Using the trigram model, generate text by iteratively predicting the next word.

In [None]:
import nltk
from nltk import word_tokenize, ngrams
from collections import defaultdict, Counter
nltk.download('punkt')
nltk.download('punkt_tab')

# Tokenize the text
tokens = word_tokenize(sas.lower())  # Convert to lower case

# Generate trigrams from the tokens
trigrams = list(ngrams(tokens, 3))
trigram_freq = defaultdict(Counter)

# Populate the frequencies of trigrams
for w1, w2, w3 in trigrams:
    trigram_freq[(w1, w2)][w3] += 1

# Function to predict the next word
def predict_next_word(w1, w2):
    if (w1, w2) in trigram_freq:
        # Get the most common next word for the given bigram (w1, w2)
        return trigram_freq[(w1, w2)].most_common(1)[0][0]
    else:
        return None

# Function to generate text
def generate_text(start_words, num_words):
    if len(start_words) < 2:
        return "Please provide at least two starting words."
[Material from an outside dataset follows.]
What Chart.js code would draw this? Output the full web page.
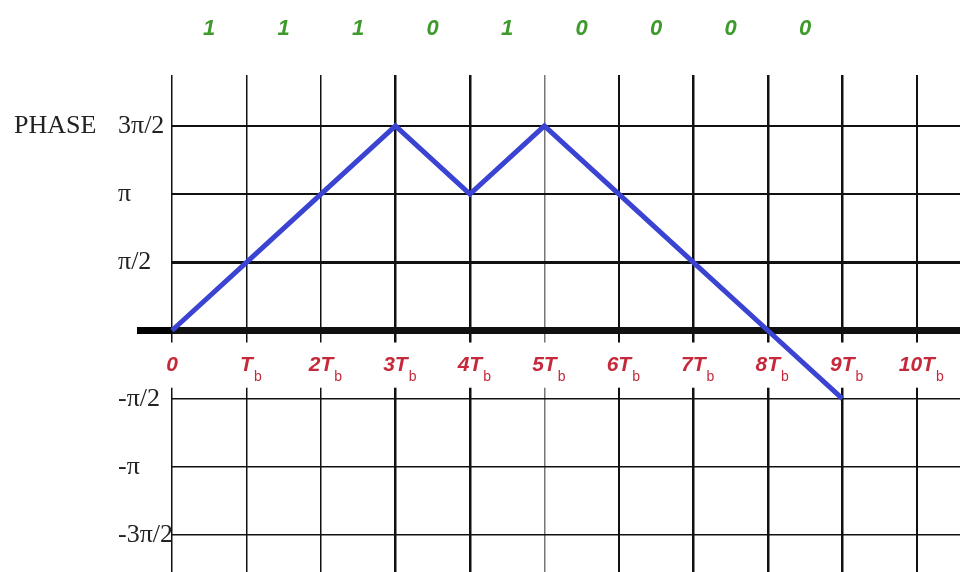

    generated_words = list(start_words)
    for _ in range(num_words):
        next_word = predict_next_word(generated_words[-2], generated_words[-1])
        if next_word is None:
            break  # Break if no next word is found
        generated_words.append(next_word)

    return ' '.join(generated_words)



In [None]:
trigrams

In [None]:
len(trigrams)

### Test the Results

In [None]:
# Example usage of the prediction function
print("Next word:", predict_next_word('was', 'the'))

In [None]:
# Example usage of the text generation function
start_words = ("the", "more")
generate_text(start_words, 100)

### Improving Text Generation
The approach of  picking the most frequent next word in text generation results in text repetition and uninteresting text.
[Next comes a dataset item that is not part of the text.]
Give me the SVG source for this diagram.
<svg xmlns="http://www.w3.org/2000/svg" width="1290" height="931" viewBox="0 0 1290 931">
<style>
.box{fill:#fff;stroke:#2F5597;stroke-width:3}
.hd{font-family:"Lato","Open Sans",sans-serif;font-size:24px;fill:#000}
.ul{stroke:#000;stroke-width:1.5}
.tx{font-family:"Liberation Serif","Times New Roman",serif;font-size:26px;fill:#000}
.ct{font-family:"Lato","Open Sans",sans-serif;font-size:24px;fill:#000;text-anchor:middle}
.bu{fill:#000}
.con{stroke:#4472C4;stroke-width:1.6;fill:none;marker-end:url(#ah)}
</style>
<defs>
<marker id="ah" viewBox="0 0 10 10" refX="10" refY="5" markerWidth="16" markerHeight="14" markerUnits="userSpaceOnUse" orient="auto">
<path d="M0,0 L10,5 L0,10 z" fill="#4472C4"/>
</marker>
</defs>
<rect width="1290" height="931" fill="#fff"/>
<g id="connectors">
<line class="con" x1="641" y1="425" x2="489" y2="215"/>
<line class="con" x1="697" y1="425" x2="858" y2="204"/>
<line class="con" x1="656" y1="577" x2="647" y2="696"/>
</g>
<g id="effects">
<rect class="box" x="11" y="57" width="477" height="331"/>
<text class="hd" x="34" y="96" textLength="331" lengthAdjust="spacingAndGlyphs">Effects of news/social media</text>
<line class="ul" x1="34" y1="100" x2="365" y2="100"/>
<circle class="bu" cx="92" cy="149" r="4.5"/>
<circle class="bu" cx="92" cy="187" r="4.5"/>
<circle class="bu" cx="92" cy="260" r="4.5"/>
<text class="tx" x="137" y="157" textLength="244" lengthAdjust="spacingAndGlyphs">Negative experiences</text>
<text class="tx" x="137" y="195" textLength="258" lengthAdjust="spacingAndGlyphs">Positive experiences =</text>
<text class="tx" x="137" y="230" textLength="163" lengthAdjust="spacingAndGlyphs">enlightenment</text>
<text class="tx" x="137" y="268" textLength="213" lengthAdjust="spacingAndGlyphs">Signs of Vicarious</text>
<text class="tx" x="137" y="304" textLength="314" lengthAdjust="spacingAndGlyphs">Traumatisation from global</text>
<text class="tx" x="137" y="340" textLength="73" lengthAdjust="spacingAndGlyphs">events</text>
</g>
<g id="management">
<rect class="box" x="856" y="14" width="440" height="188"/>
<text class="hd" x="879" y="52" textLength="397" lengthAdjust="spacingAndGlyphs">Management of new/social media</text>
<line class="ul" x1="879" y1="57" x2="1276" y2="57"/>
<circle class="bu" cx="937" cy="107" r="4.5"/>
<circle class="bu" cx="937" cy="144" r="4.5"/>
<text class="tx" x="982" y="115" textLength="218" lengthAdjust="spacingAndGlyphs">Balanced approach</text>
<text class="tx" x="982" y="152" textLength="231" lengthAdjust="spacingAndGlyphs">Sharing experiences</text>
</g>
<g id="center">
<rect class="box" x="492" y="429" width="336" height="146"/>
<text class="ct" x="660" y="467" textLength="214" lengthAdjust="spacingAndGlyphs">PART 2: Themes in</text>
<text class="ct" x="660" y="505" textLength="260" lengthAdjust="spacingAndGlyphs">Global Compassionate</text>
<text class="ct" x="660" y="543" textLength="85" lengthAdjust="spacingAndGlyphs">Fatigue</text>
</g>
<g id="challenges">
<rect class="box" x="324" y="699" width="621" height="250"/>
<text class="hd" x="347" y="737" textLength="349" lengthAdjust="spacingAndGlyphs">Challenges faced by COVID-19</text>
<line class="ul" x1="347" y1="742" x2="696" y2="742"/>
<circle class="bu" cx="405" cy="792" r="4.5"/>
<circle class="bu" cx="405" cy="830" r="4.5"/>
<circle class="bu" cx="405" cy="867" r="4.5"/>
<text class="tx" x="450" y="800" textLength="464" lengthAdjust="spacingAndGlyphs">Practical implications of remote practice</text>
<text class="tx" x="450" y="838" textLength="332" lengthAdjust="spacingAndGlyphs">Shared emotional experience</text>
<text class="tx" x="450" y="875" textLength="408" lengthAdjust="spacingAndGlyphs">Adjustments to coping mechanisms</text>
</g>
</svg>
We will modify the `predict_next_word` function to choose the next word based on a probability distribution rather than just picking the most frequent next word. This way, the selection will still favor more likely words but won't always select the same word every time.


In [None]:
import random

# Function to predict the next word with randomness
def predict_next_word(w1, w2):
    if (w1, w2) in trigram_freq:
        next_words = list(trigram_freq[(w1, w2)].elements())
        return random.choice(next_words) if next_words else None
    else:
        return None

# Function to generate text with randomness
def generate_text(start_words, num_words):
    if len(start_words) < 2:
        return "Please provide at least two starting words."

    generated_words = list(start_words)
    for _ in range(num_words):
        next_word = predict_next_word(generated_words[-2], generated_words[-1])
        if next_word is None:
            break  # Break if no next word is found
        generated_words.append(next_word)

    return ' '.join(generated_words)



In [None]:
# Example usage of the text generation function
start_words = ("it", "was")
generate_text(start_words, 500)

# Your turn

Create next word prediction and text generation using n-grams based on the novel Moby Dick, by Herman Melville. You can access it with `melville-moby_dick.txt`.